[Begin Recorded information]

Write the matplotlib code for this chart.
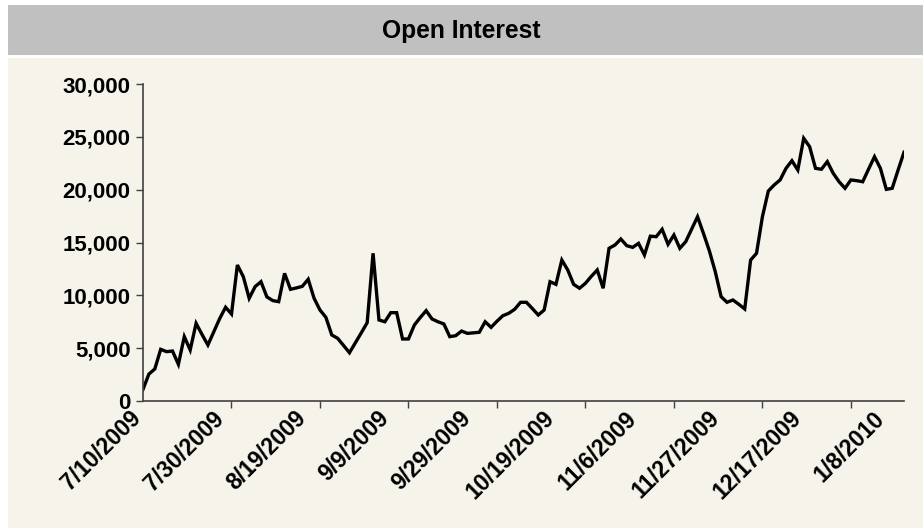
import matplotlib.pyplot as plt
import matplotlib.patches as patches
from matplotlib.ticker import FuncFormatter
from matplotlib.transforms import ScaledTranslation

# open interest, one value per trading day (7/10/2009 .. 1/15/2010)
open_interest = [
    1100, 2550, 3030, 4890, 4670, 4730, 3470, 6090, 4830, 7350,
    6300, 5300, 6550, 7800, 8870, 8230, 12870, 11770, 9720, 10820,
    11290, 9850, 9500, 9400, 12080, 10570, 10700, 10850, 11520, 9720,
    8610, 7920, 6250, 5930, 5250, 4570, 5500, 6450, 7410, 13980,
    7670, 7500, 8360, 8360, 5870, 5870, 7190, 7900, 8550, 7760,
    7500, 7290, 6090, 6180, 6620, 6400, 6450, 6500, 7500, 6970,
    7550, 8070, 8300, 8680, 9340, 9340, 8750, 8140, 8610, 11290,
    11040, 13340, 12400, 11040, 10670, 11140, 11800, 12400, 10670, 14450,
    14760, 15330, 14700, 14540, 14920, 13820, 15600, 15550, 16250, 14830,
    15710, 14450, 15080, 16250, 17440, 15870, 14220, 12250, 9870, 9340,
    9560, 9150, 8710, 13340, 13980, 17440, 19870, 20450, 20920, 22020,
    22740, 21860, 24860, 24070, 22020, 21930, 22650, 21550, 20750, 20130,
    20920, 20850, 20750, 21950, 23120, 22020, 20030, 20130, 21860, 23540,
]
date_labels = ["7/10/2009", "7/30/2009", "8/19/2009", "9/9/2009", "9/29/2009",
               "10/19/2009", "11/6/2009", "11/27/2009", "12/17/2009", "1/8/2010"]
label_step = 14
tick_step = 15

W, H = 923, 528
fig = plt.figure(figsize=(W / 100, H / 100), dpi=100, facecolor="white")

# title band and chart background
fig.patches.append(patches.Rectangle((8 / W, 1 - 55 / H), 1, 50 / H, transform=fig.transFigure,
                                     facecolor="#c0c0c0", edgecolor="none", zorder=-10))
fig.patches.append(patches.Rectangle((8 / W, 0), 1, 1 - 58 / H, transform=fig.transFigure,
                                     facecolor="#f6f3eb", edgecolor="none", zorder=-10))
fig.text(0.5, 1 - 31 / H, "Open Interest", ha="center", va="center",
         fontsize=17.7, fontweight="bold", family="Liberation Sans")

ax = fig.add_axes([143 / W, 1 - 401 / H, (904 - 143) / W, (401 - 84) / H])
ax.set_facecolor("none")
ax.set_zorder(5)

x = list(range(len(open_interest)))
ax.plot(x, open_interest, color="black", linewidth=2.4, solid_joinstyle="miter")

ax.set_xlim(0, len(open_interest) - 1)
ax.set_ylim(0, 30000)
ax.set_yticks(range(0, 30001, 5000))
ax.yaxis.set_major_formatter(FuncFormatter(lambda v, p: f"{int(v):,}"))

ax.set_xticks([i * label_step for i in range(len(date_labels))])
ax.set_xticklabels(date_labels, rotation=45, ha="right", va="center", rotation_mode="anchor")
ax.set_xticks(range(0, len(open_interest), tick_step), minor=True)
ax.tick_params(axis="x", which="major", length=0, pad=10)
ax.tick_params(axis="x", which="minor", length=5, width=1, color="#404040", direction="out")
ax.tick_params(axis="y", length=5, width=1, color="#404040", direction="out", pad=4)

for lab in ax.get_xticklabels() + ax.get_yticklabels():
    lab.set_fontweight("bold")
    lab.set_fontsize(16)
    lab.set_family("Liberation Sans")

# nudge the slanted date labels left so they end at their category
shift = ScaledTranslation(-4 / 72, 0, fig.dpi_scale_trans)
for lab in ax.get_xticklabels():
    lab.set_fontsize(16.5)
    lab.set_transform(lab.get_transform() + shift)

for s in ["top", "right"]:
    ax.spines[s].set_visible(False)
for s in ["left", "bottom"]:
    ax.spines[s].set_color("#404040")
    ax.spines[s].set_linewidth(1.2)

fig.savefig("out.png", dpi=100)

[End Recorded information]

Exercise objective: Write down every line from the opening of the listing to the line with "from matplotlib.transforms import", both included, and nothing else; the pictures are omitted.

Answer to this problem:
Write the matplotlib code for this chart.
import matplotlib.pyplot as plt
import matplotlib.patches as patches
from matplotlib.ticker import FuncFormatter
from matplotlib.transforms import ScaledTranslation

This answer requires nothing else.